About a week later I received a generic letter that stated, "We have received your application and we are carefully reviewing it. If you are chosen, you will have a page/section created on our Curated Image Bank. If you are not, we encourage you to keep on creating and continue to follow CT ArtList on Facebook, Twitter and on our website. Please submit any events you may have or you know of and we'll do our best to get them up on our site."

The minute I received this I was tempted to write, "Why call yourself Connecticut Art List if you have no interest in artists in Connecticut?"  But I didn't, thinking that I'd let this play out.

So days later, I start poking around their website.  What's this?

"The curated image bank currently features 28 artists from every corner of the state, and in all different stages of their careers. An overwhelming majority of the featured artists are graduates of Connecticut art schools- most with advanced degrees."

Soooo... "Curated" basically means academically credentialed artists [only].  Sweet.  Art history teaches us that that's where most great art comes from or, as the Borat character might say, - NOT!

Rather than rant and rave about this site, their pretentiousness, and the tone-deaf claim that it's some kind of art list representing state artists, let's chalk it up as yet-another-me and mine-first-self-serving art site looking to cash in on the suckers who get signed up.

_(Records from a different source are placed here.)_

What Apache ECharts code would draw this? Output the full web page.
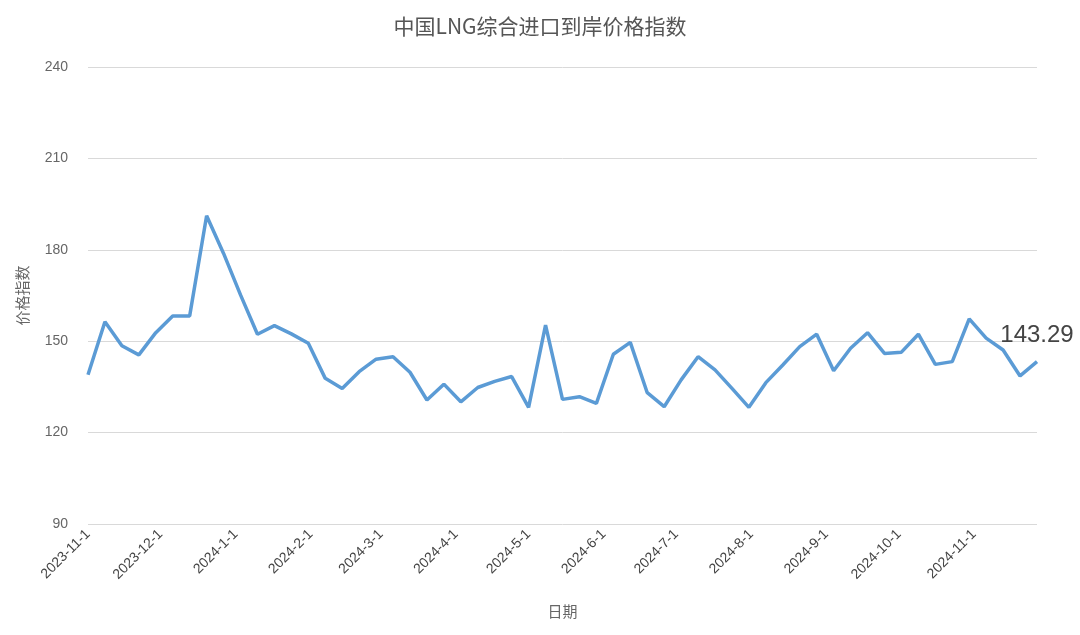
<!DOCTYPE html>
<html><head><meta charset="utf-8">
<script src="https://cdn.jsdelivr.net/npm/echarts@6/dist/echarts.min.js"></script>
<style>html,body{margin:0;padding:0;background:#fff}#c{width:1080px;height:635px}</style>
</head><body><div id="c"></div>
<script>
const startDate = '2023-11-01';
const values = [139,156.4,148.5,145.5,152.8,158.3,158.3,191.2,178.8,165.2,152.3,155.1,152.4,149.3,137.8,134.5,140,144.1,144.9,139.8,130.7,135.9,130.1,134.8,136.8,138.4,128.3,155.3,
130.9,131.8,129.6,145.7,149.6,133.1,128.5,137.3,144.9,140.6,134.5,128.3,136.4,142.2,148.2,152.3,140.3,147.7,152.8,146,146.4,152.3,142.4,143.3,157.3,151,147.1,138.6,143.29];
const yTicks = [90,120,150,180,210,240];
const t0 = new Date(startDate + 'T00:00:00').getTime();
const data = values.map((v,i)=>[t0 + i*7*86400000, v]);
const chart = echarts.init(document.getElementById('c'));
chart.setOption({
  title:{text:'中国LNG综合进口到岸价格指数',left:'center',top:11,textStyle:{fontSize:21,fontWeight:'normal',color:'#555',fontFamily:'Noto Sans CJK SC'}},
  grid:{left:88,right:43,top:67,bottom:111},
  xAxis:{type:'time',min:t0,max:data[data.length-1][0],minInterval:28*86400000,maxInterval:31*86400000,
    name:'日期',nameLocation:'middle',nameGap:80,nameTextStyle:{fontSize:15,color:'#666',fontFamily:'Noto Sans CJK SC'},
    axisLine:{show:false},axisTick:{show:false},splitLine:{show:false},
    axisLabel:{rotate:45,fontSize:14,color:'#444',hideOverlap:false,formatter:function(v){const d=new Date(v);return d.getFullYear()+'-'+(d.getMonth()+1)+'-'+d.getDate();}}},
  yAxis:{type:'value',min:yTicks[0],max:yTicks[yTicks.length-1],interval:30,
    name:'价格指数',nameLocation:'middle',nameGap:58,nameTextStyle:{fontSize:15,color:'#666',fontFamily:'Noto Sans CJK SC'},
    axisLine:{show:false},axisTick:{show:false},axisLabel:{fontSize:14,color:'#666',margin:20},
    splitLine:{lineStyle:{color:'#d9d9d9'}}},
  series:[{type:'line',data:data,showSymbol:false,symbol:'none',lineStyle:{color:'#5b9bd5',width:3.5},
    markPoint:{symbol:'circle',symbolSize:0,label:{show:true,position:'top',distance:14,fontSize:24,color:'#444',formatter:'{c}'},
      data:[{coord:data[data.length-1],value:values[values.length-1]}]}}]
});
</script></body></html>
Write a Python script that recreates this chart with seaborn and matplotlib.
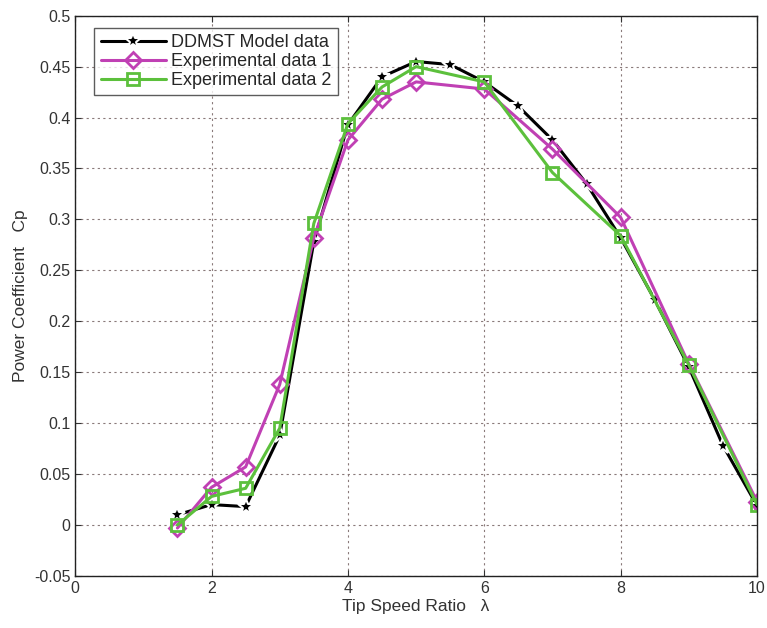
import numpy as np
import pandas as pd
import matplotlib
matplotlib.use("Agg")
import matplotlib.pyplot as plt
import seaborn as sns

# tip speed ratio values
tsr_model = [1.5, 2, 2.5, 3, 3.5, 4, 4.5, 5, 5.5, 6, 6.5, 7, 7.5, 8, 8.5, 9, 9.5, 10]
cp_model = [0.010, 0.020, 0.018, 0.088, 0.278, 0.393, 0.440, 0.455, 0.452, 0.435,
            0.411, 0.378, 0.335, 0.282, 0.221, 0.155, 0.078, 0.019]

tsr_exp = [1.5, 2, 2.5, 3, 3.5, 4, 4.5, 5, 6, 7, 8, 9, 10]
cp_exp1 = [-0.003, 0.037, 0.057, 0.138, 0.282, 0.378, 0.418, 0.435, 0.428, 0.369,
           0.302, 0.158, 0.023]
cp_exp2 = [0.000, 0.028, 0.036, 0.095, 0.296, 0.394, 0.430, 0.450, 0.435, 0.346,
           0.284, 0.157, 0.020]

sns.set_style("white")
plt.rcParams["font.family"] = ["Liberation Sans", "DejaVu Sans"]

fig = plt.figure(figsize=(7.67, 6.28), dpi=100)
ax = fig.add_axes([0.098, 0.083, 0.889, 0.892])

sns.lineplot(x=tsr_model, y=cp_model, ax=ax, color="black", linewidth=2.2,
             marker="*", markersize=12, markeredgewidth=1.5,
             label="DDMST Model data")
sns.lineplot(x=tsr_exp, y=cp_exp1, ax=ax, color="#c040b4", linewidth=2.2,
             marker="D", markersize=8.5, markerfacecolor="none",
             markeredgecolor="#c040b4", markeredgewidth=2,
             label="Experimental data 1")
sns.lineplot(x=tsr_exp, y=cp_exp2, ax=ax, color="#5cc03c", linewidth=2.2,
             marker="s", markersize=8.5, markerfacecolor="none",
             markeredgecolor="#5cc03c", markeredgewidth=2,
             label="Experimental data 2")

ax.set_xlim(0, 10)
ax.set_ylim(-0.05, 0.5)
ax.set_xticks([0, 2, 4, 6, 8, 10])
yt = np.round(np.arange(-0.05, 0.501, 0.05), 2)
ax.set_yticks(yt)
ax.set_yticklabels([f"{v:g}" for v in yt])
ax.grid(True, color="#8a7a7a", linestyle=(0, (2, 3)), linewidth=0.8)
ax.tick_params(direction="in", length=4, labelsize=11.5, colors="#333333",
               top=True, right=True, bottom=True, left=True)
for sp in ax.spines.values():
    sp.set_color("#222222")
    sp.set_linewidth(1.0)

ax.set_xlabel("Tip Speed Ratio   λ", fontsize=12.5, color="#333333", labelpad=2)
ax.set_ylabel("Power Coefficient   Cp", fontsize=12.5, color="#333333")

leg = ax.legend(loc="upper left", bbox_to_anchor=(0.028, 0.978), fontsize=13,
                frameon=True, fancybox=False, handlelength=3.6,
                borderpad=0.35, labelspacing=0.1, handletextpad=0.3,
                borderaxespad=0.0)
leg.get_frame().set_edgecolor("#333333")
leg.get_frame().set_linewidth(1.0)

fig.savefig("out.png", dpi=100)
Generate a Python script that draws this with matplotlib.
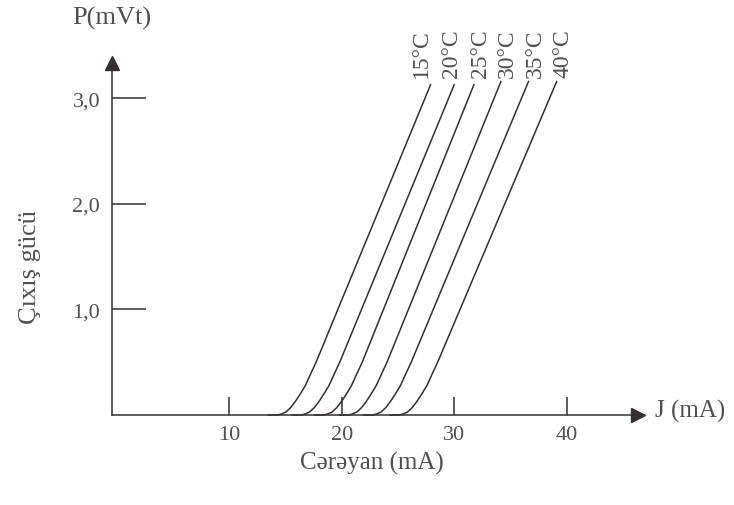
import matplotlib
matplotlib.use("Agg")
import matplotlib.pyplot as plt

plt.rcParams['font.family'] = ['Liberation Serif', 'DejaVu Serif']

# output power vs current, one curve per temperature
temps = ['15°C', '20°C', '25°C', '30°C', '35°C', '40°C']
p_vals = [0, 0, 0.01, 0.03, 0.07, 0.13, 0.20, 0.28, 0.39, 0.50]

j_15 = [13.5, 14.3, 14.68, 15.07, 15.47, 15.9, 16.33, 16.78, 17.25, 17.73, 27.9]
p_15 = p_vals + [3.13]
j_20 = [15.6, 16.4, 16.78, 17.17, 17.57, 18.0, 18.43, 18.88, 19.35, 19.83, 30.0]
p_20 = p_vals + [3.13]
j_25 = [17.6, 18.4, 18.78, 19.17, 19.57, 20.0, 20.43, 20.88, 21.35, 21.83, 31.75]
p_25 = p_vals + [3.13]
j_30 = [19.8, 20.6, 20.98, 21.37, 21.77, 22.2, 22.63, 23.08, 23.55, 24.03, 34.15]
p_30 = p_vals + [3.16]
j_35 = [21.95, 22.75, 23.13, 23.52, 23.92, 24.35, 24.78, 25.23, 25.7, 26.18, 36.6]
p_35 = p_vals + [3.16]
j_40 = [24.3, 25.1, 25.48, 25.87, 26.27, 26.7, 27.13, 27.58, 28.05, 28.53, 39.1]
p_40 = p_vals + [3.16]

label_j = [27.1, 29.8, 32.3, 34.7, 37.2, 39.7]
label_p = 3.2

x_ticks = [10, 20, 30, 40]
y_ticks = [1, 2, 3]
y_tick_labels = ['1,0', '2,0', '3,0']

line_c = '#352f33'
text_c = '#524f51'

fig = plt.figure(figsize=(7.34, 5.06), dpi=100)
ax = fig.add_axes([0.15259, 0.17787, 0.71662, 0.69565])

curves = [(j_15, p_15), (j_20, p_20), (j_25, p_25), (j_30, p_30), (j_35, p_35), (j_40, p_40)]
for (jx, py), t, lj in zip(curves, temps, label_j):
    ax.plot(jx, py, color=line_c, lw=1.1, clip_on=False)
    ax.text(lj, label_p, t, rotation=90, ha='center', va='bottom',
            fontsize=17, color=text_c)

ax.set_xlim(-0.4, 46.33)
ax.set_ylim(0, 3.336)

for s in ['top', 'right']:
    ax.spines[s].set_visible(False)
for s in ['left', 'bottom']:
    ax.spines[s].set_color(line_c)
    ax.spines[s].set_linewidth(1.1)

# arrow heads
ax.plot(0, 1, '^', color=line_c, ms=10, transform=ax.transAxes, clip_on=False)
ax.plot(1, 0, '>', color=line_c, ms=10, transform=ax.transAxes, clip_on=False)

ax.set_xticks(x_ticks)
ax.set_xticklabels([str(v) for v in x_ticks])
ax.set_yticks(y_ticks)
ax.set_yticklabels(y_tick_labels)
ax.tick_params(axis='x', direction='in', length=13, width=1.1, color=line_c,
               labelsize=16, labelcolor=text_c, pad=7)
ax.tick_params(axis='y', direction='in', length=24.5, width=1.1, color=line_c,
               labelsize=16, labelcolor=text_c, pad=8.5)

fig.text(112 / 734, 1 - 18 / 506, 'P(mVt)', ha='center', va='center',
         fontsize=19, color=text_c)
fig.text(655 / 734, 1 - 411 / 506, 'J (mA)', ha='left', va='center',
         fontsize=18, color=text_c)
fig.text(372 / 734, 1 - 463 / 506, 'Cərəyan (mA)', ha='center', va='center',
         fontsize=18, color=text_c)
fig.text(30 / 734, 1 - 267 / 506, 'Çıxış gücü', ha='center', va='center',
         rotation=90, fontsize=19, color=text_c)

fig.savefig('out.png', dpi=100, facecolor='white')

This isn't new or news.  Brooklyn Art Project gave me the same rash.  There are others.  They advertise themselves as being a resource to you when in fact you are an unpaid, unrecognized asset [potential web consumer] to them.

The sad, pernicious fact is that CT Arts organizations that receive government funding are gamed to serve very specific, inside constituencies.  Their ties to academia and their closed-minded ideas about art and appetite for monopolizing art funding and venues exclude independent artists from the game.

As artists we are emotionally manipulated into feeling sorry for the poor self-serving bureaucrats who "just can't find..." us.  In business, these people would have to explain their conflicts of interest but in the art world we treat them like the victim.

1 comment:

  1. Your description of this art organization brought to mind the poetry books where poets have to pay to be printed.